» **Exercise goal**: Pictures in the data below are not part of the copy; transcribe everything else exactly.

» **Data provided**:
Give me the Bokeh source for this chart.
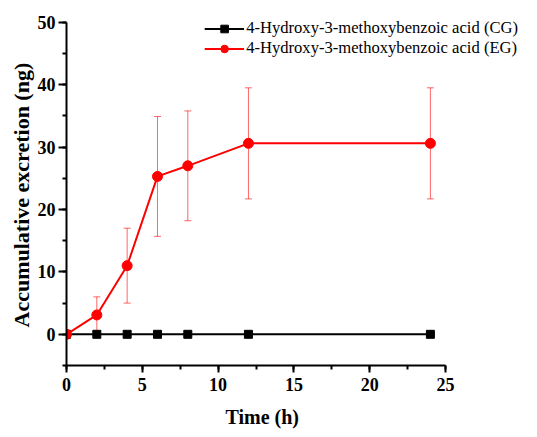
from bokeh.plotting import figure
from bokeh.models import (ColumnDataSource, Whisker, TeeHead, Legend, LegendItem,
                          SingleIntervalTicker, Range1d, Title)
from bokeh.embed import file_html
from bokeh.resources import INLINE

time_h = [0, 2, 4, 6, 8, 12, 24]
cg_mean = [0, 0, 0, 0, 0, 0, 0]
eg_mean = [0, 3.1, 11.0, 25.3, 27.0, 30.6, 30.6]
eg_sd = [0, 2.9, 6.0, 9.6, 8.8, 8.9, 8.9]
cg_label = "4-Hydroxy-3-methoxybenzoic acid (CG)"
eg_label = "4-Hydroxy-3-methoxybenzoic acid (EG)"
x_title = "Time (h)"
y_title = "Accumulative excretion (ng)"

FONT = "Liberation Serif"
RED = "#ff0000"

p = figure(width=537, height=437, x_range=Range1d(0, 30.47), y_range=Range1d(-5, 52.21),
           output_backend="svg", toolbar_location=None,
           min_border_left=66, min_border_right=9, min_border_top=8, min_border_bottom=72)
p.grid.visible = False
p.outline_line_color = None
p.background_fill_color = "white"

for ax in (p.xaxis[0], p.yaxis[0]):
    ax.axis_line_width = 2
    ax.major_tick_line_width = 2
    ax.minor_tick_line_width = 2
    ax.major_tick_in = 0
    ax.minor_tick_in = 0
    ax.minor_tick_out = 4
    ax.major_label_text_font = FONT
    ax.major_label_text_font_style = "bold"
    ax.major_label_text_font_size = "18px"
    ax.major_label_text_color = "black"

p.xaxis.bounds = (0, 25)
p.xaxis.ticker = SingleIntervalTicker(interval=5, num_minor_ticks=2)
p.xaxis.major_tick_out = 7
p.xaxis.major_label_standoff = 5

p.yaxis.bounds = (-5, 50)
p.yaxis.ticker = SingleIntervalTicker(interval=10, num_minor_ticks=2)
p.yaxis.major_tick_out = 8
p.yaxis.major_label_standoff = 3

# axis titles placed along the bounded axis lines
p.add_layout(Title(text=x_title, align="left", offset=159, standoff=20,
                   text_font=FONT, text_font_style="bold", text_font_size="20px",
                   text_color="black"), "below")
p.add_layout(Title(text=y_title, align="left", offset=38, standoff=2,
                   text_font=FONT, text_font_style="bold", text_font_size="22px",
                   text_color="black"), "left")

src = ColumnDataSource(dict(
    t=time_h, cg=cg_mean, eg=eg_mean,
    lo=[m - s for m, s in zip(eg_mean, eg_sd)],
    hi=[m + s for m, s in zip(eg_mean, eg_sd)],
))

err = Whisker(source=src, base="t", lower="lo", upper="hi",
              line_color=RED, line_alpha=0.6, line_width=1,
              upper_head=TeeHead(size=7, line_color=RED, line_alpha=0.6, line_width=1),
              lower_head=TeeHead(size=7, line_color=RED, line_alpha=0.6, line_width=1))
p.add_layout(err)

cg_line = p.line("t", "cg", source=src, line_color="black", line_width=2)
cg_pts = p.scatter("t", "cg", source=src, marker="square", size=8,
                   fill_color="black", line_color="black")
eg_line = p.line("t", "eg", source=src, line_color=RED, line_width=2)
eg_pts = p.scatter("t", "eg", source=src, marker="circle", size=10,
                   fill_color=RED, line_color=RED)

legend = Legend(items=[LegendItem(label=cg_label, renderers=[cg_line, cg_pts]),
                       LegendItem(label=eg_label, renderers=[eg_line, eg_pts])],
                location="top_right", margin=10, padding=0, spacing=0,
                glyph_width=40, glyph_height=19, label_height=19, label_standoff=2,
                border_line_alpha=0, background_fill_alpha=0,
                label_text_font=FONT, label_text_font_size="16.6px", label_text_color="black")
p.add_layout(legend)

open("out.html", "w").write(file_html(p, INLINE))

» **Result**:
Give me the Bokeh source for this chart.
from bokeh.plotting import figure
from bokeh.models import (ColumnDataSource, Whisker, TeeHead, Legend, LegendItem,
                          SingleIntervalTicker, Range1d, Title)
from bokeh.embed import file_html
from bokeh.resources import INLINE

time_h = [0, 2, 4, 6, 8, 12, 24]
cg_mean = [0, 0, 0, 0, 0, 0, 0]
eg_mean = [0, 3.1, 11.0, 25.3, 27.0, 30.6, 30.6]
eg_sd = [0, 2.9, 6.0, 9.6, 8.8, 8.9, 8.9]
cg_label = "4-Hydroxy-3-methoxybenzoic acid (CG)"
eg_label = "4-Hydroxy-3-methoxybenzoic acid (EG)"
x_title = "Time (h)"
y_title = "Accumulative excretion (ng)"

FONT = "Liberation Serif"
RED = "#ff0000"

p = figure(width=537, height=437, x_range=Range1d(0, 30.47), y_range=Range1d(-5, 52.21),
           output_backend="svg", toolbar_location=None,
           min_border_left=66, min_border_right=9, min_border_top=8, min_border_bottom=72)
p.grid.visible = False
p.outline_line_color = None
p.background_fill_color = "white"

for ax in (p.xaxis[0], p.yaxis[0]):
    ax.axis_line_width = 2
    ax.major_tick_line_width = 2
    ax.minor_tick_line_width = 2
    ax.major_tick_in = 0
    ax.minor_tick_in = 0
    ax.minor_tick_out = 4
    ax.major_label_text_font = FONT
    ax.major_label_text_font_style = "bold"
    ax.major_label_text_font_size = "18px"
    ax.major_label_text_color = "black"

p.xaxis.bounds = (0, 25)
p.xaxis.ticker = SingleIntervalTicker(interval=5, num_minor_ticks=2)
p.xaxis.major_tick_out = 7
p.xaxis.major_label_standoff = 5

p.yaxis.bounds = (-5, 50)
p.yaxis.ticker = SingleIntervalTicker(interval=10, num_minor_ticks=2)
p.yaxis.major_tick_out = 8
p.yaxis.major_label_standoff = 3

# axis titles placed along the bounded axis lines
p.add_layout(Title(text=x_title, align="left", offset=159, standoff=20,
                   text_font=FONT, text_font_style="bold", text_font_size="20px",
                   text_color="black"), "below")
p.add_layout(Title(text=y_title, align="left", offset=38, standoff=2,
                   text_font=FONT, text_font_style="bold", text_font_size="22px",
                   text_color="black"), "left")

src = ColumnDataSource(dict(
    t=time_h, cg=cg_mean, eg=eg_mean,
    lo=[m - s for m, s in zip(eg_mean, eg_sd)],
    hi=[m + s for m, s in zip(eg_mean, eg_sd)],
))

err = Whisker(source=src, base="t", lower="lo", upper="hi",
              line_color=RED, line_alpha=0.6, line_width=1,
              upper_head=TeeHead(size=7, line_color=RED, line_alpha=0.6, line_width=1),
              lower_head=TeeHead(size=7, line_color=RED, line_alpha=0.6, line_width=1))
p.add_layout(err)

cg_line = p.line("t", "cg", source=src, line_color="black", line_width=2)
cg_pts = p.scatter("t", "cg", source=src, marker="square", size=8,
                   fill_color="black", line_color="black")
eg_line = p.line("t", "eg", source=src, line_color=RED, line_width=2)
eg_pts = p.scatter("t", "eg", source=src, marker="circle", size=10,
                   fill_color=RED, line_color=RED)

legend = Legend(items=[LegendItem(label=cg_label, renderers=[cg_line, cg_pts]),
                       LegendItem(label=eg_label, renderers=[eg_line, eg_pts])],
                location="top_right", margin=10, padding=0, spacing=0,
                glyph_width=40, glyph_height=19, label_height=19, label_standoff=2,
                border_line_alpha=0, background_fill_alpha=0,
                label_text_font=FONT, label_text_font_size="16.6px", label_text_color="black")
p.add_layout(legend)

open("out.html", "w").write(file_html(p, INLINE))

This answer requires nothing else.